Singh told FE how AI has positively influenced demand and enabled the company’s growth trajectory. “AI has had a very positive impact on tech spend and, by extension, addressable demand. This has been pivotal in driving our pace of growth,” he said.

While standalone AI projects remain modest in scale, Singh highlighted that most AI initiatives are integrated into larger, data-driven programs. Coforge’s contributions in AI include building scalable data pipelines, assessing clients’ data maturity, vectorising data and creating infrastructure for AI model deployment. These efforts align closely with emerging trends like large language models (LLMs) and “LLM in a box” solutions.

Coforge’s proprietary AI platform — Quasar — plays a central role in these developments. Quasar, an agentic AI tech-neutral platform, comprises 32 submodules that support various use cases, nearly all of which leverage agentic AI technology.

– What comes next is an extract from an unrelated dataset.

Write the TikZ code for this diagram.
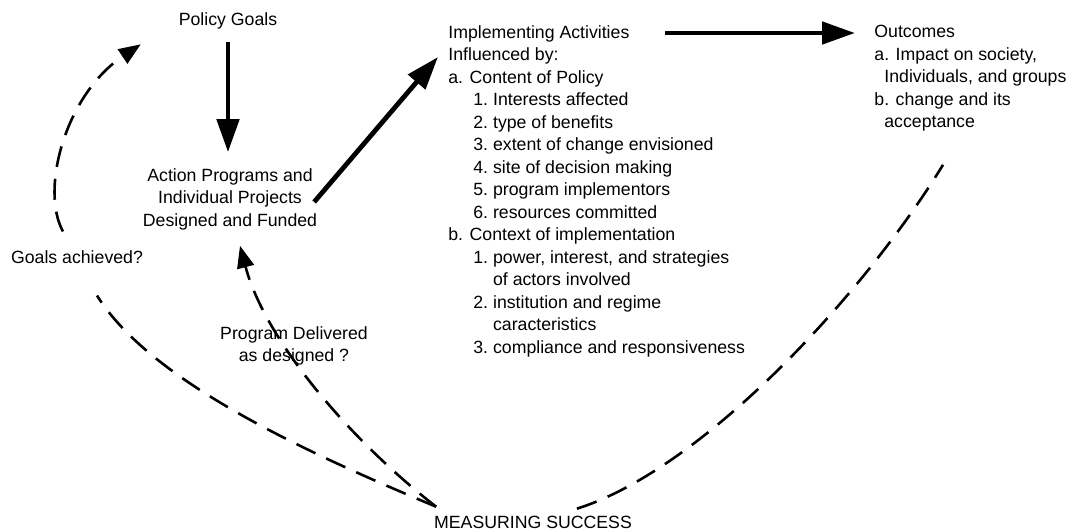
\documentclass[tikz,border=0pt]{standalone}
\usepackage{fontspec}
\setmainfont{Liberation Sans}
\usetikzlibrary{arrows.meta}
% numbered sub-item and its wrapped continuation
\newcommand{\numline}[2]{\hspace*{12.5pt}\makebox[9.85pt][l]{#1}#2}
\newcommand{\wrapline}[1]{\hspace*{22.35pt}#1}
\begin{document}
\begin{tikzpicture}[x=0.5pt, y=-0.5pt, font=\fontsize{8.85}{11.25}\selectfont,
    block/.style={inner sep=0pt, align=left, anchor=north west},
    flow/.style={line width=2.4pt, -{Triangle[length=16.5pt,width=11pt]}},
    check/.style={line width=1.3pt, dash pattern=on 10.5pt off 6pt},
    checkto/.style={check, -{Triangle[length=11pt,width=8.5pt]}}]
  \useasboundingbox (0,0) rectangle (1082,531);
  \node (goals) at (228,21) {Policy Goals};
  \node[align=center] (progs) at (230,199) {Action Programs and\\Individual Projects\\Designed and Funded};
  \node[block] (impl) at (448,25) {Implementing Activities\\
    Influenced by:\\
    a. Content of Policy\\
    \numline{1.}{Interests affected}\\
    \numline{2.}{type of benefits}\\
    \numline{3.}{extent of change envisioned}\\
    \numline{4.}{site of decision making}\\
    \numline{5.}{program implementors}\\
    \numline{6.}{resources committed}\\
    b. Context of implementation\\
    \numline{1.}{power, interest, and strategies}\\
    \wrapline{of actors involved}\\
    \numline{2.}{institution and regime}\\
    \wrapline{caracteristics}\\
    \numline{3.}{compliance and responsiveness}};
  \node[block] (outc) at (874,25) {Outcomes\\
    a. Impact on society,\\
    \hspace*{5pt}Individuals, and groups\\
    b. change and its\\
    \hspace*{5pt}acceptance};
  \node (meas) at (533,522) {MEASURING SUCCESS};
  \node (goalq) at (77,257) {Goals achieved?};

  % main flow
  \draw[flow, shorten <=3pt, shorten >=4.5pt] (goals.south) -- (goals.south |- progs.north);
  \draw[flow] ([shift={(-10,3)}]progs.east) -- ([shift={(-10,32)}]impl.north west);
  \draw[flow] ([shift={(217,8)}]impl.north west) -- ([shift={(-19,8)}]outc.north west);

  % feedback from measuring success
  \draw[check] ([shift={(9,-2)}]meas.north west) .. controls (300,450) and (150,380) .. ([shift={(20,25)}]goalq.south);
  \draw[checkto] ([shift={(-14,-12)}]goalq.north) .. controls (40,190) and (65,95) .. ([shift={(-31,8)}]goals.south west);
  \draw[checkto] ([shift={(9,-2)}]meas.north west) .. controls (350,440) and (265,340) .. ([shift={(10,9)}]progs.south);
  \node[align=center] (deliv) at (294,346) {Program Delivered\\as designed ?};
  \draw[check] ([shift={(-62,0)}]meas.north east) .. controls (700,470) and (860,300) .. ([shift={(69,33)}]outc.south west);
\end{tikzpicture}
\end{document}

Global capability centres (GCCs) remain a cornerstone of Coforge’s strategy. Singh said that GCCs contribute approximately 10% of the company’s revenue.

“We engage with GCCs through diverse models like build-operate-transfer, joint ventures and augmentative support. For example, we recently helped a client establish an 800-person centre in Hyderabad and ramped up another AI-driven GCC to 400 people in three months for a Fortune 10 client,” he said.

Singh described calendar year 2025 as a “strong growth year,” with Coforge reporting a year-to-date growth of over 27% and a year-on-year growth exceeding 40%. Specific verticals such as BFSI and travel have been key to this success.

For the December quarter, Coforge reported a consolidated net profit growth of 3% sequentially to Rs 206.4 crore, while revenues from operations rose over 8% to Rs 3,318.2 crore. Order intake remained strong, exceeding $500 million for the second consecutive quarter.

“The velocity and median size of deals are increasing, signaling sustained momentum,” Singh said.